> [Data extract]:
>> START
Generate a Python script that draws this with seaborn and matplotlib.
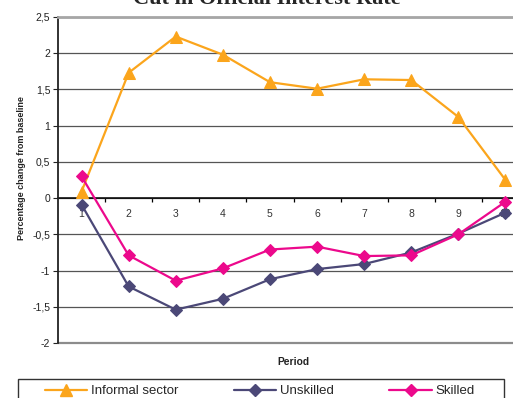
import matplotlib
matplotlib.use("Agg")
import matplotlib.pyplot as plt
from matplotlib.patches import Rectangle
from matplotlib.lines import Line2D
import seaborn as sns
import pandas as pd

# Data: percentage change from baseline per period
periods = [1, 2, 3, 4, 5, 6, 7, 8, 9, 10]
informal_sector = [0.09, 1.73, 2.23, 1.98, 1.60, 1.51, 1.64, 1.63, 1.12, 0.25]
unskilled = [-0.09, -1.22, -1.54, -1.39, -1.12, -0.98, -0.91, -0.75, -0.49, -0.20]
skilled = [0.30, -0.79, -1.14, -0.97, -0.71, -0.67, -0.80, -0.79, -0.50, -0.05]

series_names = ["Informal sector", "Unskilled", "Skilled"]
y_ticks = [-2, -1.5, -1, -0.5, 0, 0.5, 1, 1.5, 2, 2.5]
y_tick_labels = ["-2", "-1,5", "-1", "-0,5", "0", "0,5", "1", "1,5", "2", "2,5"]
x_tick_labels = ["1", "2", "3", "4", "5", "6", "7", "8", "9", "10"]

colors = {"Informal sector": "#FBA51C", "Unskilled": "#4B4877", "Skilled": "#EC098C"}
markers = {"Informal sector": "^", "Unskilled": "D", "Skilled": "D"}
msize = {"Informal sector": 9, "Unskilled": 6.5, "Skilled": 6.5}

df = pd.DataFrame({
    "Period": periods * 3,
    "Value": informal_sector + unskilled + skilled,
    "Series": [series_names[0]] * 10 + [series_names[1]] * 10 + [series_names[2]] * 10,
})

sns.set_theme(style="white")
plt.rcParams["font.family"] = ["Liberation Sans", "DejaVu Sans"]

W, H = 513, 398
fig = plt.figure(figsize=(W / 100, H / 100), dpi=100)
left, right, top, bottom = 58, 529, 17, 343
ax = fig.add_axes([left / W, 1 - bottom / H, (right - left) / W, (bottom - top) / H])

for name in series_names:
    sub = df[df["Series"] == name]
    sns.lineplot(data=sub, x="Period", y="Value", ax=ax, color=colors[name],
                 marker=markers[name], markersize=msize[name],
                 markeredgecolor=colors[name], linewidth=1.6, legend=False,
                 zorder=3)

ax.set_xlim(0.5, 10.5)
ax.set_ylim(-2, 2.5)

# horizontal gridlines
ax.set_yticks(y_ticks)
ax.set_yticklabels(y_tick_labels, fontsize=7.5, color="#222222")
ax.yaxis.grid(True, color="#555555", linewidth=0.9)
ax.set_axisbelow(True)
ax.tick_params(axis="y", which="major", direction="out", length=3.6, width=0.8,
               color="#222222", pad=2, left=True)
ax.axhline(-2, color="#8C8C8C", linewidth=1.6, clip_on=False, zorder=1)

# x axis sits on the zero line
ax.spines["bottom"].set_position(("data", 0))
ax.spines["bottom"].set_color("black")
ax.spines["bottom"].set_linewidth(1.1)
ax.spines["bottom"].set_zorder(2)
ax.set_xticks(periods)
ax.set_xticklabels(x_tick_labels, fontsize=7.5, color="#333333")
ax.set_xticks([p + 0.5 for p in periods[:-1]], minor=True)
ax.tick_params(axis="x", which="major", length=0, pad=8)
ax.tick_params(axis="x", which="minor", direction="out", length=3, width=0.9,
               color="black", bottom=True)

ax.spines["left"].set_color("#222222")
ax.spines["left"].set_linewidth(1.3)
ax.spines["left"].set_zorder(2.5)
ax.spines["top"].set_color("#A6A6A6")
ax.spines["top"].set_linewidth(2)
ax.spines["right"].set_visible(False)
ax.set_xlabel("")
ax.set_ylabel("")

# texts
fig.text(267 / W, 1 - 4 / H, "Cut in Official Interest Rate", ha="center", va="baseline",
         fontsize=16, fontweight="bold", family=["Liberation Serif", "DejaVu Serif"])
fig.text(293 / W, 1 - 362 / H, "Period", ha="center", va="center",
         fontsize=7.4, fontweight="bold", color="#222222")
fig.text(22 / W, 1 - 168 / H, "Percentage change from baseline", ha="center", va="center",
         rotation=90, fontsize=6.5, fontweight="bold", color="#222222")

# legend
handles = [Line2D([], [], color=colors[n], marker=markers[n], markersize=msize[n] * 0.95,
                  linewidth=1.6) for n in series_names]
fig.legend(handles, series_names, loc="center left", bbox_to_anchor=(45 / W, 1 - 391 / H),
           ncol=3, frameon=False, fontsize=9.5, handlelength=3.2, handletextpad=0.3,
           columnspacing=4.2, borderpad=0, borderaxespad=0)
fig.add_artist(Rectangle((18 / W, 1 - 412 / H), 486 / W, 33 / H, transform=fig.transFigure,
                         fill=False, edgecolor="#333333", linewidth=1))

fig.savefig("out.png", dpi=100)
>> END
> [Task details]: Take the listing above and print it exactly, apart from the pictures.

> [Solution to the exercise]:
Generate a Python script that draws this with seaborn and matplotlib.
import matplotlib
matplotlib.use("Agg")
import matplotlib.pyplot as plt
from matplotlib.patches import Rectangle
from matplotlib.lines import Line2D
import seaborn as sns
import pandas as pd

# Data: percentage change from baseline per period
periods = [1, 2, 3, 4, 5, 6, 7, 8, 9, 10]
informal_sector = [0.09, 1.73, 2.23, 1.98, 1.60, 1.51, 1.64, 1.63, 1.12, 0.25]
unskilled = [-0.09, -1.22, -1.54, -1.39, -1.12, -0.98, -0.91, -0.75, -0.49, -0.20]
skilled = [0.30, -0.79, -1.14, -0.97, -0.71, -0.67, -0.80, -0.79, -0.50, -0.05]

series_names = ["Informal sector", "Unskilled", "Skilled"]
y_ticks = [-2, -1.5, -1, -0.5, 0, 0.5, 1, 1.5, 2, 2.5]
y_tick_labels = ["-2", "-1,5", "-1", "-0,5", "0", "0,5", "1", "1,5", "2", "2,5"]
x_tick_labels = ["1", "2", "3", "4", "5", "6", "7", "8", "9", "10"]

colors = {"Informal sector": "#FBA51C", "Unskilled": "#4B4877", "Skilled": "#EC098C"}
markers = {"Informal sector": "^", "Unskilled": "D", "Skilled": "D"}
msize = {"Informal sector": 9, "Unskilled": 6.5, "Skilled": 6.5}

df = pd.DataFrame({
    "Period": periods * 3,
    "Value": informal_sector + unskilled + skilled,
    "Series": [series_names[0]] * 10 + [series_names[1]] * 10 + [series_names[2]] * 10,
})

sns.set_theme(style="white")
plt.rcParams["font.family"] = ["Liberation Sans", "DejaVu Sans"]

W, H = 513, 398
fig = plt.figure(figsize=(W / 100, H / 100), dpi=100)
left, right, top, bottom = 58, 529, 17, 343
ax = fig.add_axes([left / W, 1 - bottom / H, (right - left) / W, (bottom - top) / H])

for name in series_names:
    sub = df[df["Series"] == name]
    sns.lineplot(data=sub, x="Period", y="Value", ax=ax, color=colors[name],
                 marker=markers[name], markersize=msize[name],
                 markeredgecolor=colors[name], linewidth=1.6, legend=False,
                 zorder=3)

ax.set_xlim(0.5, 10.5)
ax.set_ylim(-2, 2.5)

# horizontal gridlines
ax.set_yticks(y_ticks)
ax.set_yticklabels(y_tick_labels, fontsize=7.5, color="#222222")
ax.yaxis.grid(True, color="#555555", linewidth=0.9)
ax.set_axisbelow(True)
ax.tick_params(axis="y", which="major", direction="out", length=3.6, width=0.8,
               color="#222222", pad=2, left=True)
ax.axhline(-2, color="#8C8C8C", linewidth=1.6, clip_on=False, zorder=1)

# x axis sits on the zero line
ax.spines["bottom"].set_position(("data", 0))
ax.spines["bottom"].set_color("black")
ax.spines["bottom"].set_linewidth(1.1)
ax.spines["bottom"].set_zorder(2)
ax.set_xticks(periods)
ax.set_xticklabels(x_tick_labels, fontsize=7.5, color="#333333")
ax.set_xticks([p + 0.5 for p in periods[:-1]], minor=True)
ax.tick_params(axis="x", which="major", length=0, pad=8)
ax.tick_params(axis="x", which="minor", direction="out", length=3, width=0.9,
               color="black", bottom=True)

ax.spines["left"].set_color("#222222")
ax.spines["left"].set_linewidth(1.3)
ax.spines["left"].set_zorder(2.5)
ax.spines["top"].set_color("#A6A6A6")
ax.spines["top"].set_linewidth(2)
ax.spines["right"].set_visible(False)
ax.set_xlabel("")
ax.set_ylabel("")

# texts
fig.text(267 / W, 1 - 4 / H, "Cut in Official Interest Rate", ha="center", va="baseline",
         fontsize=16, fontweight="bold", family=["Liberation Serif", "DejaVu Serif"])
fig.text(293 / W, 1 - 362 / H, "Period", ha="center", va="center",
         fontsize=7.4, fontweight="bold", color="#222222")
fig.text(22 / W, 1 - 168 / H, "Percentage change from baseline", ha="center", va="center",
         rotation=90, fontsize=6.5, fontweight="bold", color="#222222")

# legend
handles = [Line2D([], [], color=colors[n], marker=markers[n], markersize=msize[n] * 0.95,
                  linewidth=1.6) for n in series_names]
fig.legend(handles, series_names, loc="center left", bbox_to_anchor=(45 / W, 1 - 391 / H),
           ncol=3, frameon=False, fontsize=9.5, handlelength=3.2, handletextpad=0.3,
           columnspacing=4.2, borderpad=0, borderaxespad=0)
fig.add_artist(Rectangle((18 / W, 1 - 412 / H), 486 / W, 33 / H, transform=fig.transFigure,
                         fill=False, edgecolor="#333333", linewidth=1))

fig.savefig("out.png", dpi=100)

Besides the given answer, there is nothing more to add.